Reputation: 5239
I have overloaded <<
in my code as a friend function. Even after using braces while cascading there is still the error
error: no match for ‘operator<<’ in ‘std::operator<< [with _Traits =
std::char_traits<char>]((* & std::cout), ((const char*)"complex conjugate is "))
<< c.myComplex::operator~()’
I have a class myComplex
class myComplex
{
private:
float real;
float imaginary;
public:
myComplex();
myComplex(float a,float b);
friend std::ostream& operator<<(std::ostream& iso,myComplex& a);
myComplex operator~() const;
};
The overload for <<
, ~
and the constructors are as follows,
std::ostream& operator<<(std::ostream& oso,myComplex& a)
{
oso<<a.real<<" + "<<a.imaginary<<"i"<<std::endl;
return oso;
}
myComplex myComplex::operator~() const
{
return myComplex(this->real,-1*this->imaginary);
}
myComplex::myComplex(float a,float b)
{
real = a;
imaginary = b;
}
I use it in main as follows,
Line 1: std::cout << "c is " << c << "\n";
Line 2: std::cout << "a is " << a << "\n";
Line 3: ((std::cout <<"complex conjugate is ")<<(~c))<<"\n";
Line 3: std::cout <<"complex conjugate is "<<~c<<"\n";
Line 1 and 2 work fine, but Line 3 gives the error. If it can cascade for Line 1 and 2 and since ~c
also returns an ostream
why does it give an error for that?
Upvotes: 0
Views: 406
Reputation: 227438
Because your operator~()
returns by value, you are feeding a temporary object into your ostream& operator<<
here:
std::cout <<"complex conjugate is "<< ~c <<"\n";
// ^^ HERE! Temporary myComplex value.
The operator takes its 2nd argument by non-const reference myComplex&
. A non-const reference cannot bind to a temporary.
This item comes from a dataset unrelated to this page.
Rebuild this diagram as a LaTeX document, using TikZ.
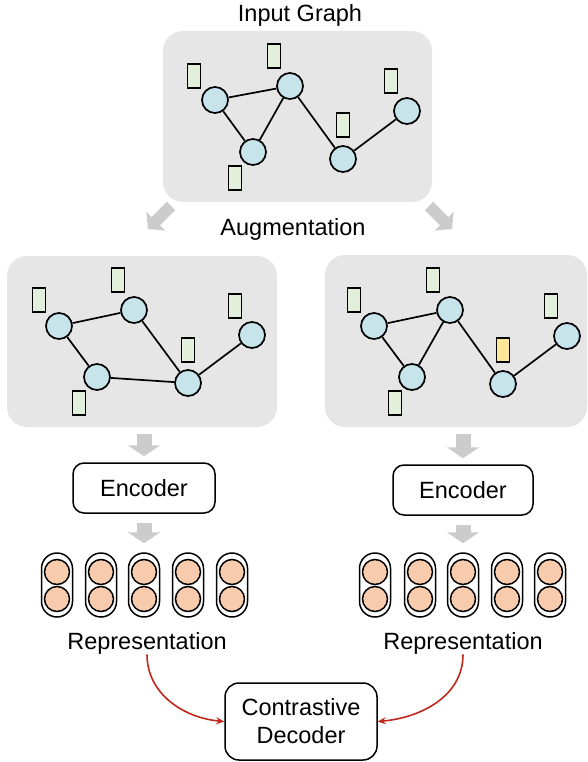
\documentclass[tikz,border=0pt]{standalone}
\usepackage{fontspec}
\setmainfont{Liberation Sans}
\usepackage{tikz}
\usetikzlibrary{arrows.meta}
\definecolor{boxgray}{RGB}{230,230,230}
\definecolor{nodeblue}{RGB}{200,228,235}
\definecolor{featgreen}{RGB}{226,239,218}
\definecolor{featyellow}{RGB}{255,230,153}
\definecolor{embpeach}{RGB}{248,203,173}
\definecolor{arrowgray}{RGB}{204,204,204}
\definecolor{decred}{RGB}{192,40,30}

\begin{document}
\begin{tikzpicture}[
    x=1pt, y=-1pt,
    every node/.style={font=\fontsize{23.5}{28}\selectfont},
    panel/.style={
        fill=boxgray,
        rounded corners=20pt,
        inner sep=0pt
    },
    vertex/.style={
        circle,
        draw,
        fill=nodeblue,
        line width=1.7pt,
        minimum size=26pt,
        inner sep=0pt
    },
    feat/.style={
        draw,
        fill=featgreen,
        line width=1.6pt,
        minimum width=13pt,
        minimum height=24pt,
        inner sep=0pt
    },
    link/.style={line width=1.7pt},
    module/.style={
        draw,
        rounded corners=11pt,
        line width=1.5pt,
        align=center,
        inner sep=0pt
    },
    capsule/.style={
        draw,
        rounded corners=15.5pt,
        line width=1.5pt,
        minimum width=31pt,
        minimum height=64pt,
        inner sep=0pt
    },
    emb/.style={
        circle,
        draw,
        fill=embpeach,
        line width=1.5pt,
        minimum size=25pt,
        inner sep=0pt
    },
    flow/.style={
        arrowgray,
        line width=15pt,
        -{Triangle[width=32pt,length=11pt]}
    },
    flowdiag/.style={
        arrowgray,
        line width=12pt,
        -{Triangle[width=26pt,length=11pt]}
    },
    contrast/.style={
        decred,
        line width=1.6pt,
        -{Stealth[length=8pt,width=7pt]}
    }
]
\useasboundingbox (0,0) rectangle (587,762);

% === Input graph ===
\node (title) at (300,15) {Input Graph};
\node[panel, minimum width=269pt, minimum height=171pt] (inbox) at (297.5,116.5) {};

\node[vertex] (g1) at (215,100) {};
\node[vertex] (g2) at (290,86) {};
\node[vertex] (g3) at (253,152) {};
\node[vertex] (g4) at (343,159) {};
\node[vertex] (g5) at (407,111) {};

\node[feat] (gf1) at (194,76) {};
\node[feat] (gf2) at (274,56) {};
\node[feat] (gf3) at (235,178) {};
\node[feat] (gf4) at (343,125) {};
\node[feat] (gf5) at (391,81) {};

\draw[link] (g1) -- (g2);
\draw[link] (g1) -- (g3);
\draw[link] (g3) -- (g2);
\draw[link] (g2) -- (g4);
\draw[link] (g4) -- (g5);

% === Augmentation ===
\node (augment) at (293,229) {Augmentation};
\coordinate (splitL) at (171,206);
\coordinate (tipL) at (148,229);
\coordinate (splitR) at (429,206);
\coordinate (tipR) at (452,229);
\draw[flowdiag] (splitL) -- (tipL);
\draw[flowdiag] (splitR) -- (tipR);

% === Left view ===
\node[panel, minimum width=270pt, minimum height=171pt] (viewL) at (142,341.5) {};

\node[vertex] (a1) at (59,326) {};
\node[vertex] (a2) at (134,310) {};
\node[vertex] (a3) at (97,377) {};
\node[vertex] (a4) at (188,383) {};
\node[vertex] (a5) at (252,335) {};

\node[feat] (af1) at (39,300) {};
\node[feat] (af2) at (118,280) {};
\node[feat] (af3) at (79,403) {};
\node[feat] (af4) at (188,350) {};
\node[feat] (af5) at (235,306) {};

\draw[link] (a1) -- (a2);
\draw[link] (a1) -- (a3);
\draw[link] (a3) -- (a4);
\draw[link] (a2) -- (a4);
\draw[link] (a4) -- (a5);

% === Right view ===
\node[panel, minimum width=262pt, minimum height=172pt] (viewR) at (456,341) {};

\node[vertex] (b1) at (374,326) {};
\node[vertex] (b2) at (450,310) {};
\node[vertex] (b3) at (412,377) {};
\node[vertex] (b4) at (503,384) {};
\node[vertex] (b5) at (567,336) {};

\node[feat] (bf1) at (354,300) {};
\node[feat] (bf2) at (433,280) {};
\node[feat] (bf3) at (395,403) {};
\node[feat, fill=featyellow] (bf4) at (503,350) {};
\node[feat] (bf5) at (551,306) {};

\draw[link] (b1) -- (b2);
\draw[link] (b1) -- (b3);
\draw[link] (b3) -- (b2);
\draw[link] (b2) -- (b4);
\draw[link] (b4) -- (b5);

% === Encoders ===
\node[module, minimum width=142pt, minimum height=50pt] (encL) at (144,488) {Encoder};
\node[module, minimum width=140pt, minimum height=50pt] (encR) at (463,490) {Encoder};

\draw[flow, shorten <=7pt, shorten >=6pt] (viewL.south -| encL) -- (encL.north);
\draw[flow, shorten <=7pt, shorten >=6pt] (viewR.south -| encR) -- (encR.north);

% === Representations ===
\foreach \x [count=\i] in {57,101,144,188,232} {
    \node[capsule] (capL\i) at (\x,585) {};
    \node[emb] (embL\i a) at (\x,572) {};
    \node[emb] (embL\i b) at (\x,599) {};
}
\foreach \x [count=\i] in {375,420,463,507,550} {
    \node[capsule] (capR\i) at (\x,585) {};
    \node[emb] (embR\i a) at (\x,572) {};
    \node[emb] (embR\i b) at (\x,599) {};
}

\draw[flow, shorten <=9pt, shorten >=9pt] (encL.south) -- (capL3.north);
\draw[flow, shorten <=9pt, shorten >=9pt] (encR.south) -- (capR3.north);

\node (repL) at (147,643) {Representation};
\node (repR) at (463,643) {Representation};

% === Contrastive decoder ===
\node[module, rounded corners=14pt, minimum width=152pt, minimum height=77pt] (dec) at (301,721.5)
{Contrastive\\Decoder};

\draw[contrast] (repL.south) ++(0,-3) to[out=-90, in=175] (dec.west);
\draw[contrast] (repR.south) ++(0,-3) to[out=-90, in=5] (dec.east);

\end{tikzpicture}
\end{document}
Change it to
std::ostream& operator<<(std::ostream& oso, const myComplex& a);
Upvotes: 2
Reputation: 171127
Your operator <<
takes the second parameter by non-const reference, which means it can't bind to a temporary (such as the one returned by ~
). Change operator <<
to accept const myComplex&
as the second argument.
It would certainly be weird if the stream-output operator modified its argument anyway.
BTW, do you know that C++ has a built-in class std::complex
?
Upvotes: 1
Reputation: 121971
A temporary object (in this case that returned by operator~()
) cannot be bound to a non-const
reference. Change argument of operator<<()
to be a const
reference:
friend std::ostream& operator<<(std::ostream& iso,myComplex const& a);
Upvotes: 3
Reputation: 122391
Use const myComplex &
instead of myComplex &
:
friend std::ostream& operator<<(std::ostream& iso, const myComplex& a);
^^^^^
And change the implementation, of course.